El
valor de la educación
Cada vez está más claro que nuestra riqueza nacional
obtenida en los largos años dorados del boom inmobiliario no fue a parar
a la educación. La educación, como podemos comprobar un día sí y otro también,
no es una de nuestras glorias nacionales, a diferencia, por ejemplo, del fútbol
o, hasta no hace mucho, de los toros. Y aunque los políticos suelen hablar de
la educación, la mayoría de ellos no sienten ninguna devoción hacia ella y
prefieren, por el contrario, estimular la ignorancia, la burricie y la
estupidez.
La
educación en España provoca mucho ruido y poco debate. En términos generales,
nuestros políticos sienten atracción por el poder, la comunicación, es decir,
salir mucho en los medios, y por sus votantes, aunque solo por los más fieles.
Como para lograr todo eso no necesitan estudiar, sentir el amor por el
conocimiento, la educación les trae sin cuidado. Hablan, eso sí, de formación,
pero, en realidad, quieren decir preparación, adquirir crédito profesional a
través de un título, ganar dinero fácil y con rapidez. La formación es otra
cosa.
Como ocurre con casi todo en la vida, no hay una única
y simple verdad sobre la educación, pero hay un acuerdo bastante básico entre
los especialistas en señalar que la educación significa el desarrollo integral
de los individuos más allá de la preparación profesional, algo que incluye
necesariamente comprender la naturaleza de las cosas y el mundo que nos rodea.
La educación es una guía imprescindible para captar los entresijos de la
sociedad tan compleja que hemos creado. Conocimiento, respeto por las personas
y ambición por ampliar los estrechos horizontes de la pequeña comunidad de
vecinos, familia y amigos en la que cada uno habitamos. Esas son tres
cualidades básicas de la educación.
Con el trasfondo de la cruda crisis económica y de las
altas tasas de paro que padecemos, a
muchos les gusta repetir hasta la saciedad que nunca ha habido una generación
tan bien formada como los jóvenes en la actualidad, lo cual, vista la historia
de España de la mayor parte del siglo XX, no significa gran cosa. Ese
tópico, un lugar común bastante generalizado también en los medios de comunicación,
en las tertulias y en la calle, es el resultado, por un lado, de la confusión
entre preparación profesional, aunque sea chapucera, y formación; y por otro,
de un desconocimiento agudo y preocupante de lo que significa la educación.
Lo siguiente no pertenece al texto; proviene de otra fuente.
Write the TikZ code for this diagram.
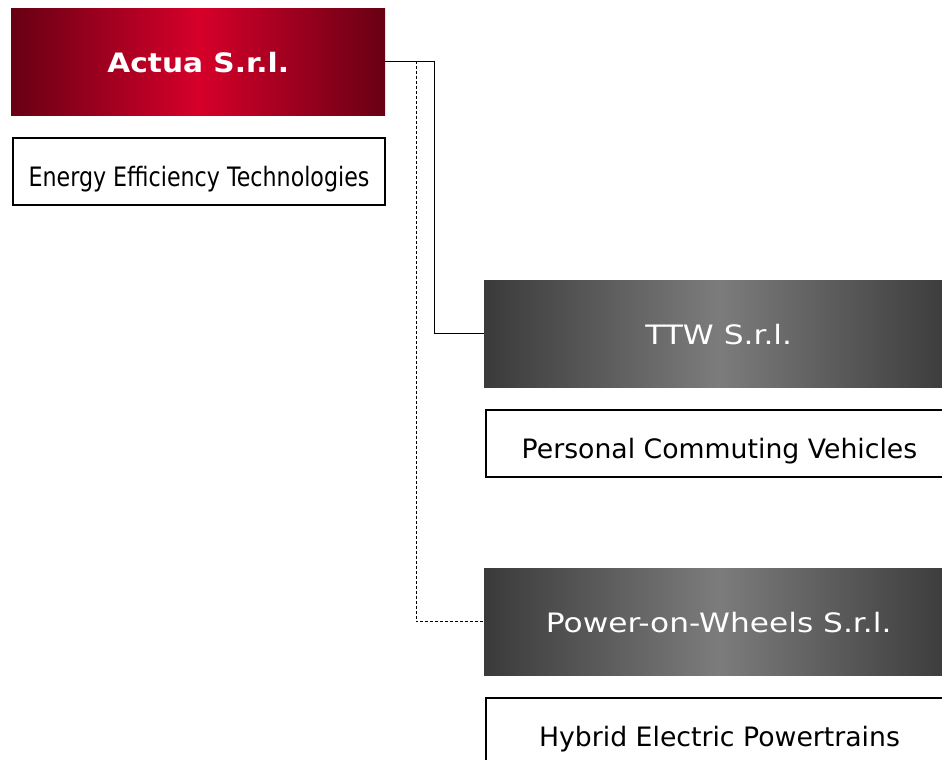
\documentclass[tikz,border=0pt]{standalone}
\usepackage{fontspec}
\setmainfont{DejaVu Sans}
\newfontfamily\headfont[FakeStretch=1.17]{DejaVu Sans}
\newfontfamily\actuafont[FakeStretch=1.11]{DejaVu Sans Bold}
\newfontfamily\descfont{DejaVu Sans}
\newfontfamily\narrowfont[FakeStretch=0.83]{DejaVu Sans}
\begin{document}
\begin{tikzpicture}[x=1pt,y=-1pt,
  headbase/.style={anchor=north west, inner sep=0pt, minimum height=107pt, text=white,
    text height=21.6pt, text depth=0pt},
  redhead/.style={headbase, minimum width=374pt,
    left color=redEdge, right color=redEdge, middle color=redMid,
    font=\actuafont\fontsize{26.7}{30}\selectfont},
  greyhead/.style={headbase, minimum width=469pt,
    left color=greyEdge, right color=greyEdge, middle color=greyMid,
    font=\headfont\fontsize{26.7}{30}\selectfont},
  descbox/.style={anchor=north west, draw=black, line width=2pt, inner sep=0pt,
    minimum height=67pt, text height=29pt, text depth=0pt,
    font=\descfont\fontsize{26.7}{30}\selectfont},
  link/.style={line width=0.8pt, black}
]
\definecolor{redEdge}{HTML}{680014}
\definecolor{redMid}{HTML}{D6002A}
\definecolor{greyEdge}{HTML}{3A3A3A}
\definecolor{greyMid}{HTML}{7C7C7C}
\useasboundingbox (0,0) rectangle (942,760);
\clip (0,0) rectangle (942,760);
\fill[white] (0,0) rectangle (942,760);

\node[redhead] (actua) at (11,8) {Actua S.r.l.};
\node[descbox, minimum width=372pt, font=\narrowfont\fontsize{26.7}{30}\selectfont] (eet) at (12,137) {Energy Efficiency Technologies};

\node[greyhead] (ttw) at (484,280) {TTW S.r.l.};
\node[descbox, minimum width=467pt] (pcv) at (485,409) {Personal Commuting Vehicles};

\node[greyhead] (pow) at (484,568) {Power-on-Wheels S.r.l.};
\node[descbox, minimum width=467pt] (hep) at (485,697) {Hybrid Electric Powertrains};

\draw[link] (actua.east) -- ++(49,0) |- (ttw.west);
\draw[link, dash pattern=on 3pt off 2pt] (actua.east) -- ++(31,0) |- (pow.west);
\end{tikzpicture}
\end{document}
Una persona educada debe ser
capaz de pensar y escribir con claridad, comunicar con precisión y pensar
críticamente, algo que debería ser un requisito imprescindible para los
estudiantes universitarios. No hace falta conocer mucho las universidades
españolas ni ser un especialista en educación para comprobar lo lejos que
estamos de esa primera y fundamental premisa.
Una buena educación, además, debe proporcionar una
apreciación crítica de las formas en que obtenemos el conocimiento y la
comprensión de la sociedad, conocimientos básicos de los métodos experimentales
de las ciencias, de los logros sociales, artísticos y literarios del pasado, de
las principales concepciones religiosas y filosóficas que han guiado la
evolución de la humanidad. No se puede ser provinciano, solo del pueblo o
ciudad donde uno ha nacido, sin aspirar a aprender de verdad otros idiomas,
ignorando a las otras culturas o los hechos históricos que han contribuido a
configurar el presente. La educación debería servir también, por supuesto, para
adquirir especialización o formación profesional en algún campo de
conocimiento. De una persona educada, en fin, se espera que tenga algún
conocimiento sobre los problemas éticos y morales, en constante cambio, que
pueda ayudarle a formarse un juicio sólido y elegir entre las diferentes
opciones.
El salto de la mera preparación, de un conocimiento
informado, a una apreciación crítica de las cosas, a la formación profunda,
puede resultar una ambición inalcanzable, pero hay que perseguirla con ahínco a
través del estudio continuo, del estímulo del hábito de la atención, del arte
de la expresión y del pensamiento crítico. Desarrollar los poderes del
razonamiento y del análisis no es algo que se estimule mucho entre nosotros,
dominados como estamos por la mentalidad de los tecnócratas y de los corredores
de Bolsa, que animan a obtener beneficios inmediatos, con un desconocimiento
supino de lo que significa organizar la enseñanza a largo plazo.
La educación es un privilegio que no puede dejarse en
manos de los burócratas, de los amantes de las estadísticas y del currículo, de
quienes desprecian a los profesores y limitan su autoridad ante los alumnos,
los padres y la sociedad en general. En
los tiempos en que vivimos, rodeados de ordenadores y tecnología moderna, la
información puede adquirirse sin demasiada dificultad. La educación necesita
mucho más, aunque en España todavía no nos hayamos enterado.
Julián Casanova es
catedrático de Historia Contemporánea en la Universidad de Zaragoza.